Coordination in sharing economy: a study of ride-hailing platforms
Abstract
Recent years have witnessed an emergence of sharing economy, defined as an economic system in which assets or services are shared between private individuals. Ride-hailing has emerged as a key area of sharing based business models as cars are resources with high value and low utilization. Further, technological advances like Global Positioning System (GPS), and increasing penetration of Internet connected smartphones have reduced information search costs for coordinating market based transactions in ridehailing. These changes have led to evolution of ride-hailing from a traditional decentralized model in which taxis operated independently to organizations owning and managing the fleet to multi-sided platforms sourcing rides for matching supply and demand. Coordination is central to understand the shift from the decentralized model to the centralized model of ride-hailing.
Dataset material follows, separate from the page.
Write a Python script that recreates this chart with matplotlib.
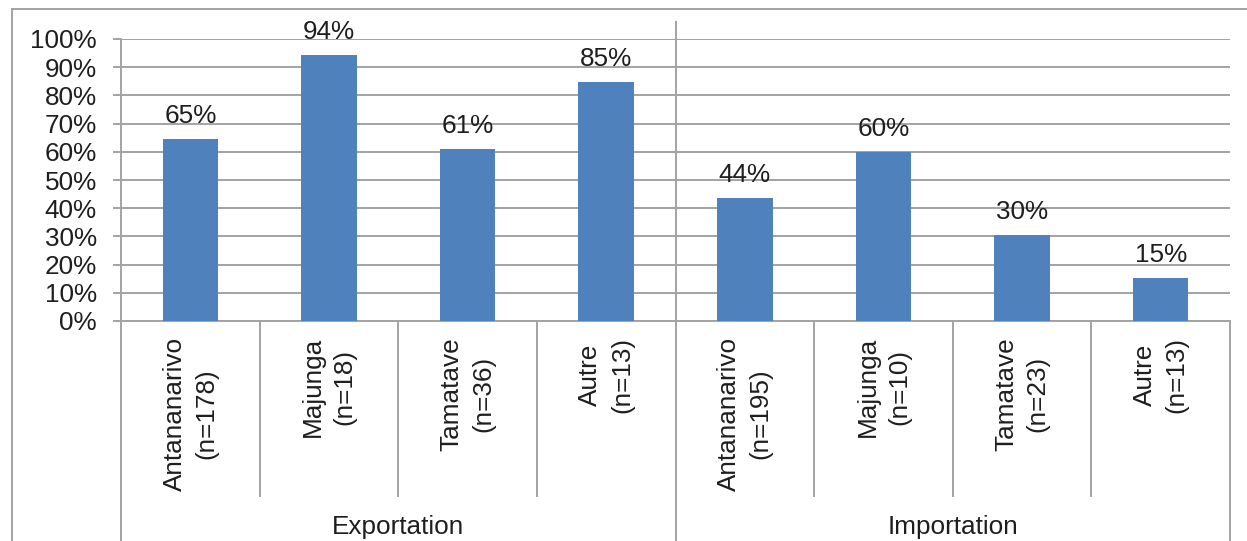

In the centralized model of ride-hailing, the ride-sourcing platforms centrally coordinate the operations of ride-hailing and unlock value through matching demand and supply. Quantifying the value of coordination provides a decision metric for the key stakeholders in ride-hailing. The value of coordination in ride-hailing platforms has not received due importance in the existing operations and supply chain literature, which focuses on the product-based firms organized as hierarchies while ridehailing platforms source rides as a service in a market-based organizational structure. Through this research, we quantify the value of coordination provided by the ride-hailing platforms to the primary stakeholders like drivers and customers. We evaluate the impact of change in the levels of demand and supply, situational contexts like spatial and temporal distribution of demand, characteristics of taxi drivers and customers, and network characteristics like topography on the value of coordination. We build an agent-based network model for our analysis with drivers and customers as agents operating on the road network with separate decision rules for matching for each ride-hailing model. Our analysis offers insights for the ride-sourcing platforms regarding market entry/exit decisions, operational decisions for an existing market, and to the drivers and customers on the efficacy of centralized ride-hailing in different contexts. An understanding of the value generated through the centralized ride-hailing can also be helpful for policymakers working in the area of urban mobility.